PHOENIX (3TV/CBS 5) -- Arizona's survivors of the September 11th attack on the World Trade Center find themselves at an increased risk from a different danger: COVID-19.

"It's scary," said Theresa Scott, a Phoenix resident who worked on Wall Street just blocks away from where the World Trade Center collapsed. "It's scary anyways because we still don't know the effects of 9/11. We're still all finding this out, right?"

Scott was supposed to be commuting right underneath the World Trade Center on 9/11, but something told her to get off the train and go back home.

"Calling into work to say you know I 'm going to be a little late, I'm not sure if I need to be out, I just feel something's wrong," Scott said. Scott would watch the towers fall from her apartment building's rooftop in Brooklyn.

"We didn't know what was going on at that time... Just, that how could that be?"

But even after avoiding the terror of the plummeting towers, a different danger floated in the air when Scott went back to work on Wall Street.

"It smelled like a combination of burnt bodies and plastic and iron," Scott said.

A cloud of toxic dust clung to Manhattan, and it would eventually lead to serious breathing issues and cancer for many of those that worked and lived around the World Trade Center site.

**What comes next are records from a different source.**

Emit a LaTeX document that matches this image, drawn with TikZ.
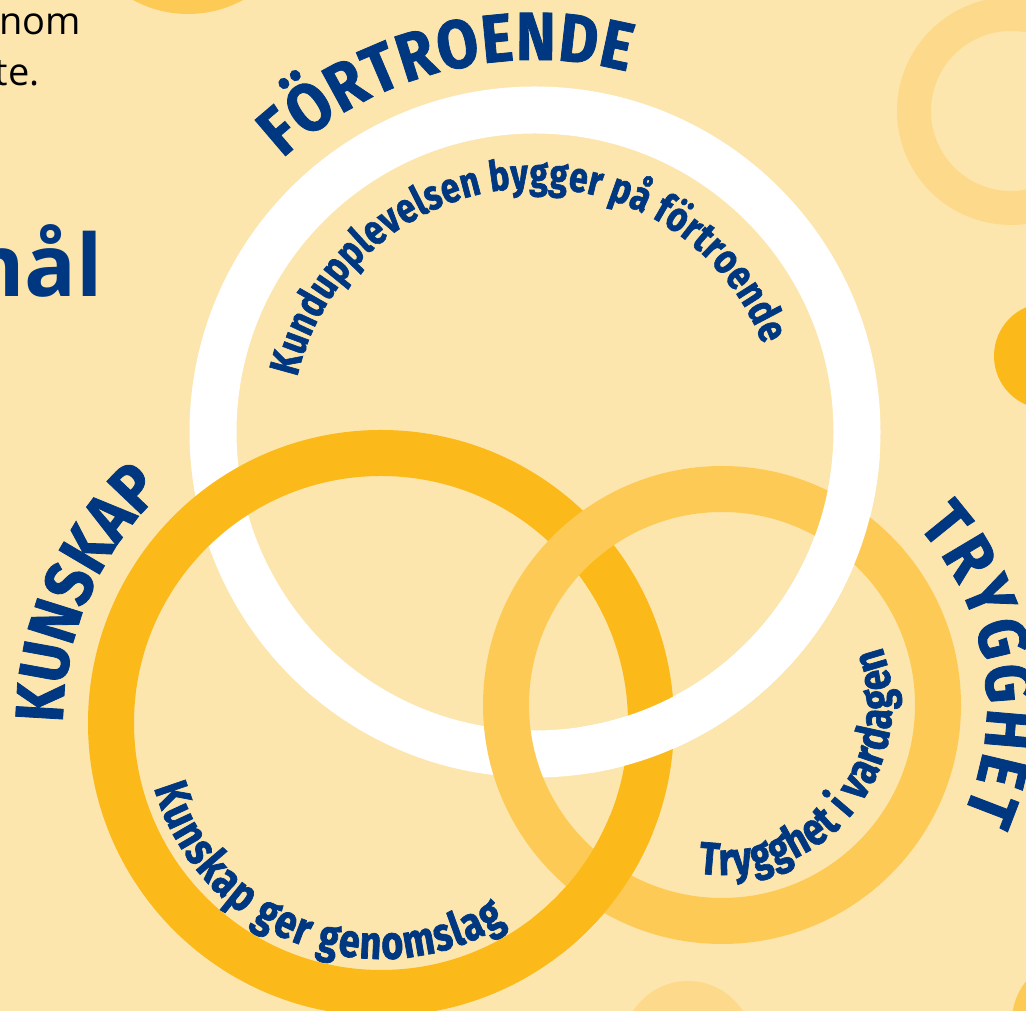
\documentclass[tikz,border=0pt]{standalone}
\usepackage{fontspec}
\setmainfont{Fira Sans}
\newfontfamily\lblfont[FakeStretch=0.88,FakeBold=1.2]{Fira Sans}
\newfontfamily\subfont[FakeStretch=0.8,FakeBold=1.5]{Fira Sans}
\newfontfamily\osfont{Open Sans}
\usetikzlibrary{decorations.text}
\definecolor{bg}{HTML}{FCE6AD}
\definecolor{kunc}{HTML}{FBB91A}
\definecolor{trygc}{HTML}{FDCB55}
\definecolor{decoc}{HTML}{FDDA8B}
\definecolor{lsblue}{HTML}{003781}
\begin{document}
\begin{tikzpicture}[x=1pt,y=1pt,
  ring/.style={line width=46pt},
  bigtext/.style={decorate, decoration={text along path, text color=lsblue, text align=fit to path,
     text={|\lblfont\bfseries\fontsize{68}{68}\selectfont|#1}}},
  subtext/.style n args={2}{decorate, decoration={text along path, text color=lsblue, text align=fit to path,
     text={|\subfont\bfseries\fontsize{#1}{#1}\selectfont|#2}}},
]
\useasboundingbox (0,0) rectangle (1026,1011);
\clip (0,0) rectangle (1026,1011);
\fill[bg] (0,0) rectangle (1026,1011);
% decorative shapes
\fill[trygc] (188,1112) circle[radius=115];
\draw[decoc, line width=34pt] (1011,900) circle[radius=97];
\fill[kunc] (1047,655) circle[radius=53];
\fill[decoc] (688,-35) circle[radius=65];
\fill[trygc] (1075,-10) circle[radius=63];
% side texts
\node[anchor=base east, font=\osfont\fontsize{38}{38}\selectfont, inner sep=0] (t1) at (81,976) {nom};
\node[anchor=base east, font=\osfont\fontsize{38}{38}\selectfont, inner sep=0] (t2) at (40,925) {te.};
\node[anchor=base east, font=\osfont\bfseries\fontsize{86}{86}\selectfont, text=lsblue, inner sep=0] (t3) at (103,714) {mål};
% rings
\draw[white, line width=47pt] (535,579) circle[radius=322];
\draw[kunc, ring] (381,288) circle[radius=270];
\draw[trygc, ring] (722,306) circle[radius=216];
% interlacing fixes
\draw[white, line width=47pt] (535,579) ++(-81:322) arc[start angle=-81, end angle=-4, radius=322];
\draw[kunc, ring] (381,288) ++(-52:270) arc[start angle=-52, end angle=-22, radius=270];
% curved labels
\path[bigtext={FÖRTROENDE}] (535,579) ++(132.7:372) arc[start angle=132.7, end angle=75.6, radius=372];
\path[bigtext={KUNSKAP}] (381,288) ++(180:318) arc[start angle=180, end angle=134, radius=318];
\path[bigtext={TRYGGHET}] (722,306) ++(42.5:265) arc[start angle=42.5, end angle=-24.5, radius=265];
\path[subtext={42}{Kundupplevelsen bygger på förtroende}] (535,579) ++(167:244) arc[start angle=167, end angle=21, radius=244];
\path[subtext={47}{Kunskap ger genomslag}] (381,288) ++(196:236) arc[start angle=196, end angle=302, radius=236];
\path[subtext={46}{Trygghet i vardagen}] (722,306) ++(262:170) arc[start angle=262, end angle=380, radius=170];
\end{tikzpicture}
\end{document}
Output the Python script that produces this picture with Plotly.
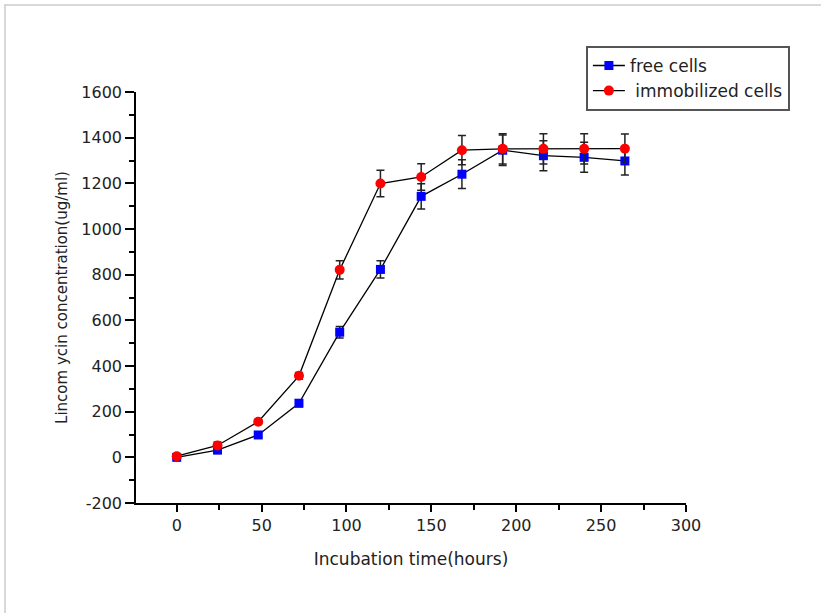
import plotly.graph_objects as go

time_h = [0, 24, 48, 72, 96, 120, 144, 168, 192, 216, 240, 264]
free_cells = [0, 32, 98, 237, 548, 823, 1143, 1240, 1345, 1321, 1314, 1298]
free_err = [10, 15, 12, 15, 25, 38, 55, 63, 67, 66, 66, 62]
immob_cells = [5, 52, 156, 357, 821, 1199, 1228, 1345, 1351, 1351, 1351, 1352]
immob_err = [10, 15, 10, 15, 40, 58, 58, 64, 66, 66, 66, 64]

x_ticks = [0, 50, 100, 150, 200, 250, 300]
x_labels = ["0", "50", "100", "150", "200", "250", "300"]
y_ticks = [-200, 0, 200, 400, 600, 800, 1000, 1200, 1400, 1600]
y_labels = ["-200", "0", "200", "400", "600", "800", "1000", "1200", "1400", "1600"]

FONT = "DejaVu Sans, Liberation Sans, Arial, sans-serif"
TXT = "#222222"

fig = go.Figure()
fig.add_trace(go.Scatter(
    x=time_h, y=free_cells, name="free cells", mode="lines+markers",
    line=dict(color="black", width=1.3),
    marker=dict(symbol="square", size=9, color="#0000FF"),
    error_y=dict(type="data", array=free_err, visible=True, color="#222222", thickness=1.5, width=4),
))
fig.add_trace(go.Scatter(
    x=time_h, y=immob_cells, name=" immobilized cells", mode="lines+markers",
    line=dict(color="black", width=1.3),
    marker=dict(symbol="circle", size=10, color="#FF0000"),
    error_y=dict(type="data", array=immob_err, visible=True, color="#222222", thickness=1.5, width=4),
))

axis_common = dict(
    showgrid=False, zeroline=False, showline=True, linecolor="black", linewidth=1.5,
    ticks="outside", tickcolor="black", tickwidth=1.5,
    tickfont=dict(family=FONT, size=16, color=TXT),
)

fig.update_xaxes(
    range=[-24, 300], tickvals=x_ticks, ticktext=x_labels, ticklen=7,
    minor=dict(dtick=25, tick0=0, ticks="outside", ticklen=5, tickcolor="black", tickwidth=1.5),
    title=dict(text="Incubation time(hours)", font=dict(family=FONT, size=17, color=TXT), standoff=19),
    **axis_common,
)
fig.update_yaxes(
    range=[-200, 1600], tickvals=y_ticks, ticktext=y_labels, ticklen=9,
    minor=dict(dtick=100, tick0=0, ticks="outside", ticklen=5, tickcolor="black", tickwidth=1.5),
    title=dict(text="Lincom ycin concentration(ug/ml)", font=dict(family=FONT, size=15, color=TXT), standoff=10),
    **axis_common,
)

# light frame lines of the original image
fig.add_shape(type="line", xref="paper", yref="paper", x0=-0.24, x1=1.25, y0=1.2117, y1=1.2117,
              line=dict(color="#cccccc", width=1.5))
fig.add_shape(type="line", xref="paper", yref="paper", x0=-0.2382, x1=-0.2382, y0=1.2117, y1=-0.27,
              line=dict(color="#cccccc", width=1.5))

fig.update_layout(
    width=821, height=613,
    margin=dict(l=136, r=135, t=92, b=110),
    paper_bgcolor="white", plot_bgcolor="white",
    showlegend=True,
    legend=dict(x=0.818, y=1.112, xanchor="left", yanchor="top",
                bgcolor="white", bordercolor="#555555", borderwidth=2,
                font=dict(family=FONT, size=17, color=TXT),
                tracegroupgap=0, itemwidth=32),
)

fig.write_html("out.html", config={"displayModeBar": False},
               post_script="document.body.style.margin='0';document.body.style.overflow='hidden';")
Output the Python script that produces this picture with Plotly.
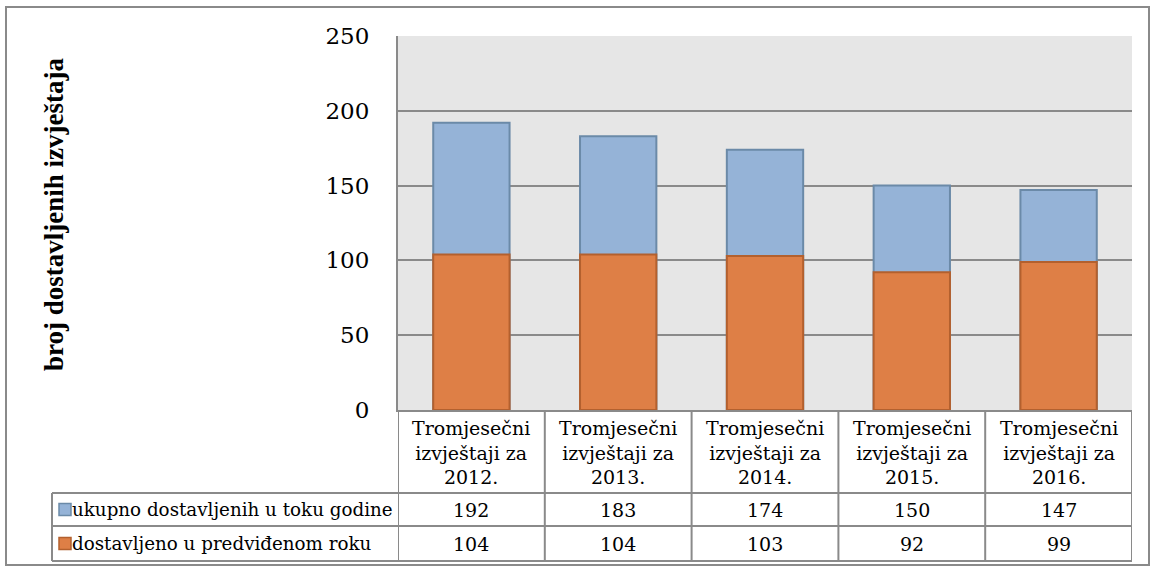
import plotly.graph_objects as go

header_lines = ["Tromjesečni", "izvještaji za"]
years = ["2012.", "2013.", "2014.", "2015.", "2016."]
series_names = ["ukupno dostavljenih u toku godine", "dostavljeno u predviđenom roku"]
total_values = [192, 183, 174, 150, 147]
ontime_values = [104, 104, 103, 92, 99]
y_ticks = [0, 50, 100, 150, 200, 250]
y_title = "broj dostavljenih izvještaja"

categories = ["<br>".join(header_lines + [y]) for y in years]

BLUE, BLUE_EDGE = "#95b3d7", "#6b8aa8"
ORANGE, ORANGE_EDGE = "#de7f46", "#b3602e"
GRID = "#8a8a8a"
SERIF = "DejaVu Serif"

W, H = 1152, 569
L, R, T, B = 398, 20, 36, 159
pw, ph = W - L - R, H - T - B


def px(xp):
    return (xp - L) / pw


def py(yp):
    return (H - B - yp) / ph


xs = list(range(len(categories)))

fig = go.Figure()
fig.add_trace(go.Bar(x=xs, y=total_values, name=series_names[0], width=0.52,
                     marker=dict(color=BLUE, line=dict(color=BLUE_EDGE, width=2)),
                     showlegend=False))
fig.add_trace(go.Bar(x=xs, y=ontime_values, name=series_names[1], width=0.52,
                     marker=dict(color=ORANGE, line=dict(color=ORANGE_EDGE, width=2)),
                     showlegend=False))

shapes = []
annotations = []
line = dict(color=GRID, width=2)

# outer chart border
shapes.append(dict(type="rect", xref="paper", yref="paper", x0=px(6), x1=px(1149),
                   y0=py(565), y1=py(7), line=line, layer="below"))

# table rows geometry (pixel)
header_bot = 493
row_tops = [493, 526]
row_bot = 561
legend_left = 52
for yy in row_tops + [row_bot]:
    shapes.append(dict(type="line", xref="paper", yref="paper", x0=px(legend_left), x1=1,
                       y0=py(yy), y1=py(yy), line=line))
shapes.append(dict(type="line", xref="paper", yref="paper", x0=px(legend_left), x1=px(legend_left),
                   y0=py(row_tops[0]), y1=py(row_bot), line=line))
for i in range(len(categories) + 1):
    shapes.append(dict(type="line", xref="x", yref="paper", x0=i - 0.5, x1=i - 0.5,
                       y0=0, y1=py(row_bot), line=line))

# header cells (category labels)
for i, c in enumerate(categories):
    annotations.append(dict(x=i, xref="x", y=py((410 + header_bot) / 2 + 1), yref="paper", text=c,
                            showarrow=False, font=dict(family=SERIF, size=19, color="black"),
                            xanchor="center", yanchor="middle", align="center"))

# table values
row_values = [total_values, ontime_values]
row_colors = [(BLUE, BLUE_EDGE), (ORANGE, ORANGE_EDGE)]
for r, vals in enumerate(row_values):
    top = row_tops[r]
    bot = row_tops[r + 1] if r + 1 < len(row_tops) else row_bot
    cy = (top + bot) / 2
    for i, v in enumerate(vals):
        annotations.append(dict(x=i, xref="x", y=py(cy), yref="paper", text=str(v),
                                showarrow=False, font=dict(family=SERIF, size=19, color="black"),
                                xanchor="center", yanchor="middle"))
    annotations.append(dict(x=px(70), xref="paper", y=py(cy), yref="paper", text=series_names[r],
                            showarrow=False, font=dict(family=SERIF, size=18.3, color="black"),
                            xanchor="left", yanchor="middle"))
    fc, ec = row_colors[r]
    shapes.append(dict(type="rect", xref="paper", yref="paper", x0=px(59), x1=px(71),
                       y0=py(cy + 6), y1=py(cy - 6), fillcolor=fc, line=dict(color=ec, width=1.5)))

# y-axis title
annotations.append(dict(x=px(54), xref="paper", y=py(215), yref="paper", text="<b>" + y_title + "</b>",
                        textangle=-90, showarrow=False,
                        font=dict(family="Liberation Serif", size=27, color="black"),
                        xanchor="center", yanchor="middle"))

fig.update_layout(
    width=W, height=H,
    margin=dict(l=L, r=R, t=T, b=B, pad=0),
    barmode="overlay",
    paper_bgcolor="white",
    plot_bgcolor="#e6e6e6",
    shapes=shapes,
    annotations=annotations,
    xaxis=dict(range=[-0.5, len(categories) - 0.5], tickvals=xs, showticklabels=False,
               showgrid=False, zeroline=False, showline=True, linecolor=GRID, linewidth=2,
               ticks="", fixedrange=True),
    yaxis=dict(range=[0, 250], tickvals=y_ticks, showgrid=True, gridcolor=GRID, gridwidth=2,
               zeroline=False, showline=True, linecolor=GRID, linewidth=2, ticks="",
               tickfont=dict(family=SERIF, size=23, color="black"), ticklabelstandoff=22,
               fixedrange=True),
)

fig.write_html("out.html", config={"displayModeBar": False},
               post_script="document.body.style.margin='0';document.body.style.overflow='hidden';")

"Three-hundred-thousand office workers, and students, and teachers who came back because the government assured us it was safe. Well, that was a big problem, and that's how they all got sick," said Michael Barasch, a partner at Barasch and McGarry Law Firm, which represents 9/11 victims.

And nearly two decades later, the people that survived the attacks of 9/11 are now fighting to make it through the COVID-19 pandemic -- their cancer and breathing issues making the diagnosis even deadlier.

"Your immune system is shot, or your lungs can't fight off the virus. And that's why we're seeing so many people in the 9/11 community die of COVID-19," Barasch said.

Barasch estimates that there are hundreds of 9/11 survivors like Scott who are living in Arizona.

"We're high risk," Scott said.

Scott says she now deals with asthma and sleep apnea and fears catching the coronavirus amid Arizona's spike in cases -- a survivor of one American tragedy, simply trying to live through another.

"It's a fear," Scott said. "It's a reality."